Payam app using JS

Posted by lawrend on May 24, 2018

Github: https://github.com/lawrend/payam-with-js

I made a (which you can read about here), and this project was supposed to be a quick addition of some JS and AJAX calls.

Well, the previous app had some issues with overgrown complexity so I stripped this thing down and rebuilt a lot from scratch.

My goal with this project was just to learn as much as I could, but that meant I ended up spending time on things that weren’t important to overall functionality, but I just wanted to see if I could make it work. And that got me learning things I didn’t intend to, and taking a lot of time I didn’t need to.

Payam - What is It?

Players and Gameplay

Players sign up with an email, username, and password. Alternatively, they can use Github.

A Player can make a new Payam, pick its title and style, and write the first line of 10-20 words. The Payam is then sent to a random Player to write the second Line, only able to read the last 5 words of the previous Line.

After eight Players write Lines the Payam is completed and all Lines can be read. The Payam is listed with all other c completed Payams of its Style, and anyone can read them.

Associations

A Payam does not belong to a Player directly (there is not a player_id indexed in the Payams table). Instead, a Line belongs to both a Player (as the author) and a Payam. A Player has many Lines and has many Payams through those Lines.

Each Payam belongs to a Style and has many Lines, and has many Players through those Lines.

Decompositions

Once a Payam is completed and can be displayed it can be decomposed–one random word is removed from each line. Another press of the button and another word from each line is gone, and a Player can press until only one word on each Line remains. If at any time the Player can save the current decomposed Payam as a special kind of Payam–a “Decomposition”. A decomposition’s Lines are all by the same Player, and it is associated with the original Payam through an integer “orig” attribute.

AJAX calls and JS

A Player’s homepage shows a Player’s completed Params one at a time, adding them to the DOM with JS and an AJAX call.

When a list of Payams are displayed, only their titles are listed. A button calls a JS function and dynamically adds the Lines to the DOM to display them. Another push of the button hides them again.

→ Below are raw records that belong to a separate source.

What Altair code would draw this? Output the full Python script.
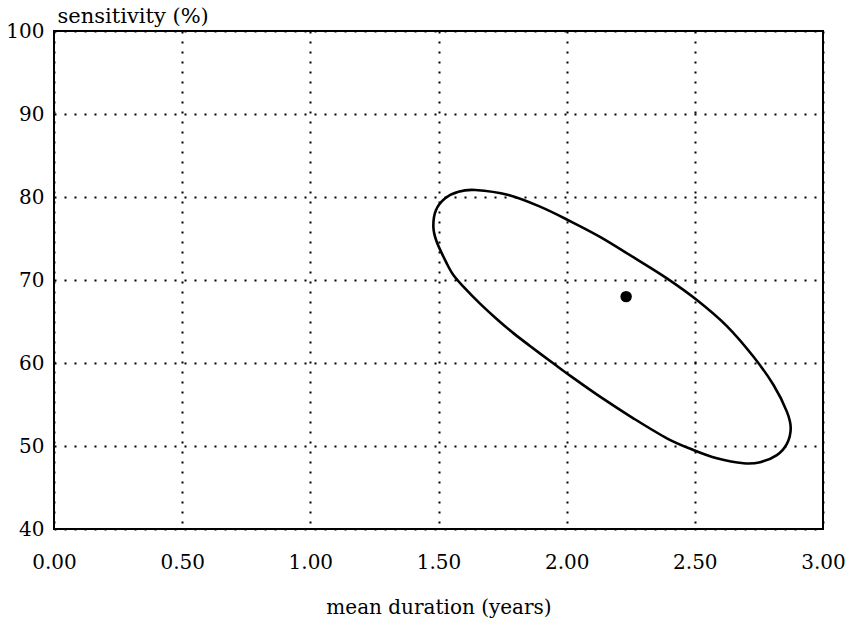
import altair as alt
import pandas as pd

# Confidence region boundary (mean duration in years, sensitivity in %), traced clockwise
ellipse_x = [1.480, 1.490, 1.526, 1.578, 1.643, 1.773, 1.896, 2.013, 2.130, 2.260,
             2.391, 2.508, 2.625, 2.729, 2.807, 2.859, 2.874, 2.859, 2.820, 2.755,
             2.690, 2.586, 2.494, 2.391, 2.260, 2.130, 2.000, 1.950, 1.857, 1.792,
             1.727, 1.662, 1.597, 1.558, 1.532, 1.493]
ellipse_y = [76.40, 78.40, 79.84, 80.64, 80.84, 80.24, 78.84, 77.10, 75.20, 72.75,
             70.20, 67.59, 64.45, 60.75, 57.35, 54.14, 52.13, 50.25, 48.90, 48.05,
             47.92, 48.52, 49.52, 50.93, 53.34, 55.94, 58.76, 59.90, 62.05, 63.60,
             65.30, 67.15, 69.20, 70.60, 72.01, 74.60]

# Point estimate
est_x = [2.232]
est_y = [68.0]

x_ticks = [0.0, 0.5, 1.0, 1.5, 2.0, 2.5, 3.0]
y_ticks = [40, 50, 60, 70, 80, 90, 100]

FONT = "DejaVu Serif"
FS = 20

ellipse_df = pd.DataFrame({"x": ellipse_x, "y": ellipse_y, "i": range(len(ellipse_x))})
est_df = pd.DataFrame({"x": est_x, "y": est_y})

x_enc = alt.X(
    "x:Q",
    scale=alt.Scale(domain=[0, 3], nice=False, zero=False),
    axis=alt.Axis(
        values=x_ticks, format=".2f", title="mean duration (years)",
        grid=True, gridColor="black", gridDash=[2, 8], gridWidth=2,
        ticks=False, domain=False,
        labelFont=FONT, labelFontSize=FS, labelColor="black",
        labelPadding=39, labelBaseline="alphabetic", labelFlush=False,
        titleFont=FONT, titleFontSize=FS, titleFontWeight="normal", titleColor="black",
        titleY=84, titleBaseline="alphabetic",
    ),
)
y_enc = alt.Y(
    "y:Q",
    scale=alt.Scale(domain=[40, 100], nice=False, zero=False),
    axis=alt.Axis(
        values=y_ticks, title="sensitivity (%)",
        grid=True, gridColor="black", gridDash=[2, 8], gridWidth=2,
        ticks=False, domain=False,
        labelFont=FONT, labelFontSize=FS, labelColor="black",
        labelPadding=10, labelBaseline="middle", labelFlush=False,
        titleFont=FONT, titleFontSize=21, titleFontWeight="normal", titleColor="black",
        titleAngle=0, titleAlign="left", titleBaseline="alphabetic",
        titleX=3, titleY=-9,
    ),
)

ellipse = alt.Chart(ellipse_df).mark_line(
    color="black", strokeWidth=2.6, interpolate="cardinal-closed"
).encode(x=x_enc, y=y_enc, order="i:Q")

estimate = alt.Chart(est_df).mark_point(
    filled=True, color="black", opacity=1, size=130, shape="circle"
).encode(x="x:Q", y="y:Q")

chart = (
    alt.layer(ellipse, estimate)
    .properties(
        width=769, height=498,
        autosize=alt.AutoSizeParams(type="none"),
        padding={"left": 54, "top": 31, "right": 27, "bottom": 100},
        background="white",
    )
    .configure_view(stroke="black", strokeWidth=2)
)

chart.save("out.html", embed_options={"renderer": "svg", "actions": False})
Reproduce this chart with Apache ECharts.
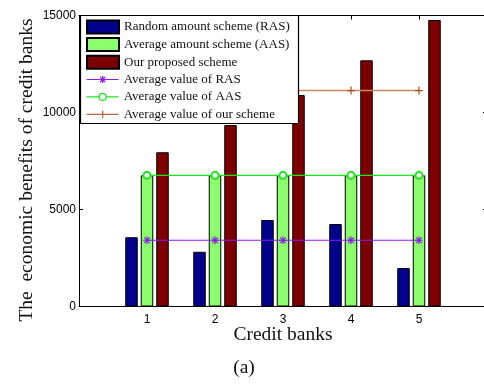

When a Player makes a decomposition and presses the “Save” button, a new Payam is instantiated and saved and 8 new Lines are instantiated and saved. The Payam is dynamically added to the page immediately and can be previewed like all other decompositions associated with that Payam.

Takeaway: One Small Bit of Laziness Now Can Result In Large Bits of Headache in a Later State

When I first started coding, nearly every attempt at functionality had some error to break it. It was slow going, but by the time I was ready to move from one line to the next, everything had been thouroughly thought through.

I’ve gotten marginally more experienced with coding so that occasionally I throw a few lines together and it works on the first go. Hey, I’m as surprised about it as you are. But that means my idiotic variable names that sounded funny to me at the time are still in there. As are let-me-see-how-this-looks CSS class names and random line height adjustments because I bit some html and css from a site I liked the look of.

As soon as I’d noticed evidence of my carelessness and that there was an annoying and/or embarrassing lack of consistency in naming conventions, I had to go back and change it.

Time and errors and complexity, oh my.

It was the butterfly effect on display, as a small bit of carelessness increased in hassle in unforeseeable ways.

Among the things I went back to change in my code:

  • CSS Naming Conventions
  • CSS Syntax and Spacing
  • JS Naming Conventions
  • Inconsistent Styling
  • Class and Function Names

All in the name of learning, I suppose.